- [Information supplied]
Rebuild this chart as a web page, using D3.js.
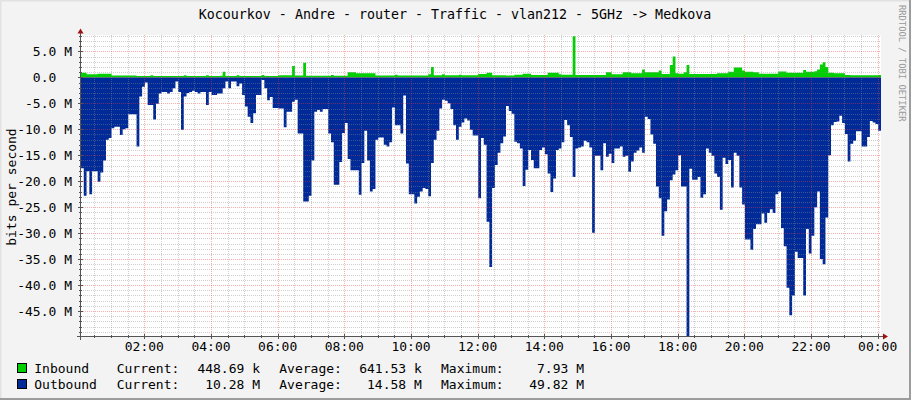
<!DOCTYPE html>
<html><head><meta charset="utf-8">
<script src="https://cdn.jsdelivr.net/npm/d3@7/dist/d3.min.js"></script>
<style>
body{margin:0;background:#f3f3f3;overflow:hidden}
text{font-family:"DejaVu Sans Mono",monospace;}
</style>
</head><body><svg id="chart" width="911" height="400"></svg>
<script>
const title = "Kocourkov - Andre - router - Traffic - vlan212 - 5GHz -> Medkova";
const yAxisTitle = "bits per second";
const watermark = "RRDTOOL / TOBI OETIKER";
const startMinute = 6;     // first sample, minutes after midnight
const stepMinutes = 5;

// Inbound (M bits/s), one value per 5 minutes, 12 per row = 1 hour
const inbound = [
0.9,0.9,0.6,0.6,0.6,0.6,0.7,0.7,0.7,0.7,0.7,0.35,
0.35,0.35,0.35,0.35,0.35,0.35,0.35,0.35,0.25,0.25,0.25,0.25,
0.25,0.4,0.25,0.25,0.25,0.25,0.25,0.25,0.25,0.25,0.25,0.25,
0.25,0.4,0.25,0.25,0.25,0.25,0.25,0.25,0.25,0.4,0.25,0.25,
0.25,0.25,0.3,1.1,0.25,0.25,0.25,0.25,0.4,0.25,0.25,0.25,
0.25,0.25,0.25,0.25,0.25,0.45,0.25,0.25,0.25,0.25,0.25,0.4,
0.4,0.4,0.4,0.4,2.2,0.35,0.35,0.35,2.8,0.3,0.3,0.3,
0.3,0.3,0.3,0.3,0.3,0.3,0.45,0.3,0.3,0.3,0.3,0.3,
1.0,1.0,1.0,0.8,0.8,0.8,0.8,0.8,0.8,0.8,0.35,0.35,
0.35,0.35,0.35,0.35,0.35,0.5,0.35,0.35,0.35,0.35,0.35,0.35,
0.35,0.35,0.35,0.35,0.35,0.6,2.0,0.4,0.4,0.4,0.6,0.4,
0.4,0.4,0.4,0.4,0.5,0.4,0.4,0.4,0.4,0.4,0.4,0.65,
0.65,0.65,0.9,0.9,0.4,0.4,0.4,0.4,0.4,0.35,0.35,0.35,
0.5,0.5,0.5,0.7,0.7,0.7,0.45,0.45,0.45,0.45,0.45,0.45,
0.9,0.9,0.9,0.9,0.6,0.5,0.5,0.5,0.5,7.93,0.45,0.45,
0.45,0.45,0.45,0.45,0.45,0.45,0.45,0.45,0.45,1.0,1.0,0.6,
0.6,0.6,0.6,1.0,1.0,1.0,0.8,0.8,0.8,0.8,1.5,1.0,
1.0,1.0,1.0,1.0,1.3,0.65,0.65,0.65,2.4,4.0,0.8,0.7,
0.7,1.0,2.4,0.65,0.65,0.65,0.65,0.65,0.65,0.65,0.65,0.65,
0.65,0.8,0.8,0.8,0.8,1.1,1.1,1.9,1.9,1.9,1.3,1.1,
1.1,1.1,1.0,1.0,0.7,0.7,0.7,0.7,0.7,0.7,0.7,1.15,
1.15,1.15,0.9,0.9,0.9,0.9,0.9,0.9,1.4,1.1,1.1,1.1,
1.2,1.5,2.5,2.9,2.0,0.9,0.9,0.8,0.8,0.8,0.8,0.45,
0.45,0.4,0.4,0.4,0.4,0.4,0.4,0.4,0.4,0.4,0.4,0.45
];

// Outbound (M bits/s), drawn below zero
const outbound = [
17.5,22.8,18.1,22.5,18.1,18.1,20.1,18.3,16,12.0,11.7,9.8,
9.5,9.5,11.1,10.0,9.8,7.1,7.1,7.1,13.3,3.7,1.8,1.0,
5.3,5.3,8.1,5.1,3.1,2.8,2.8,3.1,2.8,2.1,0.8,2.8,
10.1,3.7,3.0,2.8,2.6,2.8,3.1,2.8,2.8,5.3,2.8,3.4,
3.4,3.1,3.1,2.1,0.8,2.1,0.8,0.8,1.7,1.2,3.4,5.6,
7.6,8.8,6.9,3.4,3.4,0.5,2.1,4.4,3.8,5.9,5.9,6.0,
6.0,9.6,6.6,6.6,4.7,4.3,10.8,10.8,23.9,23.9,22.8,16,
6.6,6.3,6.6,6.1,6.1,10.8,12.5,20.7,20.7,16.3,10.7,8.8,
15.7,17.9,17.9,17.9,22.6,16.5,10.3,16,22,21.5,12,11.6,
11.6,13,13.3,12.5,5.8,9.2,9.2,10.8,3.5,16.6,22.5,22.5,
24.3,23,22,21.3,21.5,22.9,16.5,12,10.3,6,4.3,4.5,
5.0,6.1,9.2,12,9.5,8.7,7.9,8.3,10.1,11.2,11.2,23.3,
11.7,13,27.8,36.5,21.3,16.9,14.5,12.7,11.4,5.5,6.5,7.0,
12.4,12.7,13.7,20.9,17.8,14,15.9,17.5,17.5,14,13.5,14.8,
18.5,22.1,19.5,14,13.7,12.5,8.2,9.2,11.5,19.2,13.7,13.5,
13.3,12.2,12.5,13.5,29.9,15.1,15.1,17.9,12.7,15.3,14.7,16.5,
13.7,13.7,13.3,15.3,15.1,18.2,16.2,14.5,14.1,13.5,14.5,7.6,
8,11,12.8,21,23.3,30.5,25.8,23.5,19.8,18.7,17.9,15,
21,21,49.8,17.6,19.7,19.7,19.2,23.2,22.5,13.7,14.5,15.1,
18.5,19.2,25.5,15.5,16.7,15.9,21.2,14.5,15.1,21.2,24.5,31.2,
31.2,33.2,29.2,28.3,28.3,26.2,28,26.1,25.4,26.1,22.5,22,
29,32.5,40.5,45.8,42,33.6,34.8,34.8,42,29.2,33.9,30.5,
25,22,35,36,27,15,9.2,8.6,8.5,7.4,8.8,10.9,
16.2,12.8,12.2,10.4,10.4,13.3,13.3,11.5,8.4,8.7,9.0,10.3
];

const xTickMinutes = [120,240,360,480,600,720,840,960,1080,1200,1320,1440];
const xTickLabels = ["02:00","04:00","06:00","08:00","10:00","12:00","14:00","16:00","18:00","20:00","22:00","00:00"];
const yTickValues = [5,0,-5,-10,-15,-20,-25,-30,-35,-40,-45];
const yTickLabels = ["5.0 M","0.0","-5.0 M","-10.0 M","-15.0 M","-20.0 M","-25.0 M","-30.0 M","-35.0 M","-40.0 M","-45.0 M"];

const legendNames = ["Inbound","Outbound"];
const legendColors = ["#00CF00","#002A97"];
const legendCurrent = ["448.69 k","10.28 M"];
const legendAverage = ["641.53 k","14.58 M"];
const legendMaximum = ["7.93 M","49.82 M"];

const W = 911, H = 400;
const plot = {left: 81, right: 881, top: 35.3, bottom: 337};
const svg = d3.select("#chart");

// background + 3D border
svg.append("rect").attr("width", W).attr("height", H).attr("fill", "#f3f3f3");
svg.append("path").attr("d", `M0,${H} V0 H${W}`).attr("fill","none").attr("stroke","#e2e2e2").attr("stroke-width",3);
svg.append("path").attr("d", `M0,${H-1} H${W-1} V0`).attr("fill","none").attr("stroke","#9c9c9c").attr("stroke-width",2);

const totalMinutes = inbound.length * stepMinutes;
const x = d3.scaleLinear().domain([startMinute, startMinute + totalMinutes]).range([plot.left, plot.right]);
const y = d3.scaleLinear().domain([-50, 8.1]).range([plot.bottom, plot.top]);

svg.append("rect").attr("x", plot.left).attr("y", plot.top)
  .attr("width", plot.right - plot.left).attr("height", plot.bottom - plot.top).attr("fill", "#ffffff");

svg.append("clipPath").attr("id","clip").append("rect")
  .attr("x", plot.left).attr("y", plot.top).attr("width", plot.right - plot.left).attr("height", plot.bottom - plot.top);

function series(vals, sign) {
  const pts = vals.map((v, i) => ({t: startMinute + i * stepMinutes, v: sign * v}));
  pts.push({t: startMinute + vals.length * stepMinutes, v: sign * vals[vals.length - 1]});
  return pts;
}
const area = d3.area().x(d => x(d.t)).y0(y(0)).y1(d => y(d.v)).curve(d3.curveStepAfter);
const g = svg.append("g").attr("clip-path", "url(#clip)");
g.append("path").datum(series(outbound, -1)).attr("d", area).attr("fill", legendColors[1]);
g.append("path").datum(series(inbound, 1)).attr("d", area).attr("fill", legendColors[0]);

// grid on top
const grid = svg.append("g").attr("shape-rendering","crispEdges");
const minorCol = "rgba(140,140,140,0.42)", majorCol = "rgba(240,60,60,0.42)";
for (let v = -49; v <= 8; v++) {
  const yy = Math.round(y(v)) + 0.5;
  if (yy < plot.top) continue;
  const major = v % 5 === 0;
  grid.append("line").attr("x1", plot.left).attr("x2", plot.right).attr("y1", yy).attr("y2", yy)
    .attr("stroke", major ? majorCol : minorCol).attr("stroke-dasharray","1,1");
}
for (let m = 30; m <= 1440; m += 30) {
  const xx = Math.round(x(m)) + 0.5;
  if (xx <= plot.left) continue;
  const major = m % 120 === 0;
  grid.append("line").attr("x1", xx).attr("x2", xx).attr("y1", plot.top).attr("y2", plot.bottom)
    .attr("stroke", major ? majorCol : minorCol).attr("stroke-dasharray","1,1");
}

// axes
const axisCol = "#555";
const ax = svg.append("g").attr("shape-rendering","crispEdges");
ax.append("line").attr("x1", 77).attr("x2", 884).attr("y1", 336.5).attr("y2", 336.5).attr("stroke", axisCol);
ax.append("line").attr("x1", 80.5).attr("x2", 80.5).attr("y1", 340).attr("y2", 32).attr("stroke", axisCol);
for (let m = 30; m <= 1440; m += 30) {
  const xx = Math.round(x(m)) + 0.5;
  const major = m % 120 === 0;
  ax.append("line").attr("x1", xx).attr("x2", xx).attr("y1", major ? 334 : 335).attr("y2", major ? 339 : 338).attr("stroke", axisCol);
}
for (let v = -49; v <= 8; v++) {
  const yy = Math.round(y(v)) + 0.5;
  const major = v % 5 === 0;
  ax.append("line").attr("x1", major ? 78 : 79).attr("x2", major ? 83 : 82).attr("y1", yy).attr("y2", yy).attr("stroke", axisCol);
}
svg.append("path").attr("d","M80.5,28.5 L77.5,33.5 L83.5,33.5 Z").attr("fill","#a01010");
svg.append("path").attr("d","M888,336.5 L883,333.5 L883,339.5 Z").attr("fill","#a01010");

// tick labels
svg.append("g").selectAll("text").data(xTickMinutes).join("text")
  .attr("x", d => x(d)).attr("y", 351).attr("text-anchor","middle")
  .attr("font-size", 13).attr("fill","#000").text((d, i) => xTickLabels[i]);
svg.append("g").selectAll("text").data(yTickValues).join("text")
  .attr("x", (d, i) => 72 - (yTickLabels[i].endsWith(" M") ? 0 : 2 * 7.83))
  .attr("y", d => y(d) + 4.6).attr("text-anchor","end")
  .attr("font-size", 13).attr("fill","#000").text((d, i) => yTickLabels[i]);

// titles
svg.append("text").attr("x", 455).attr("y", 19).attr("text-anchor","middle")
  .attr("font-size", 13.3).attr("fill","#000").text(title);
svg.append("text").attr("transform","translate(16,187) rotate(-90)").attr("text-anchor","middle")
  .attr("font-size", 13).attr("fill","#000").text(yAxisTitle);
svg.append("text").attr("transform","translate(899,5) rotate(90)").attr("text-anchor","start")
  .attr("font-size", 8.8).attr("fill","#999").text(watermark);

// legend
const lg = svg.append("g");
legendNames.forEach((name, i) => {
  const base = 372.5 + i * 16;
  lg.append("rect").attr("x", 17.5).attr("y", base - 9.5).attr("width", 9).attr("height", 9)
    .attr("fill", legendColors[i]).attr("stroke", "#000").attr("stroke-width", 1).attr("shape-rendering","crispEdges");
  const t = (xx, s, anchor) => lg.append("text").attr("x", xx).attr("y", base).attr("font-size", 13)
    .attr("fill","#000").attr("text-anchor", anchor).text(s);
  t(34.3, name, "start");
  t(116.7, "Current:", "start");
  t(260, legendCurrent[i], "end");
  t(279.3, "Average:", "start");
  t(421.8, legendAverage[i], "end");
  t(441, "Maximum:", "start");
  t(584, legendMaximum[i], "end");
});
</script></body></html>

- [Task]
Take the lines from the start of the material to the line with "const stepMinutes = 5;", both included, and transcribe them exactly without the pictures.

- [Solved problem]
Rebuild this chart as a web page, using D3.js.
<!DOCTYPE html>
<html><head><meta charset="utf-8">
<script src="https://cdn.jsdelivr.net/npm/d3@7/dist/d3.min.js"></script>
<style>
body{margin:0;background:#f3f3f3;overflow:hidden}
text{font-family:"DejaVu Sans Mono",monospace;}
</style>
</head><body><svg id="chart" width="911" height="400"></svg>
<script>
const title = "Kocourkov - Andre - router - Traffic - vlan212 - 5GHz -> Medkova";
const yAxisTitle = "bits per second";
const watermark = "RRDTOOL / TOBI OETIKER";
const startMinute = 6;     // first sample, minutes after midnight
const stepMinutes = 5;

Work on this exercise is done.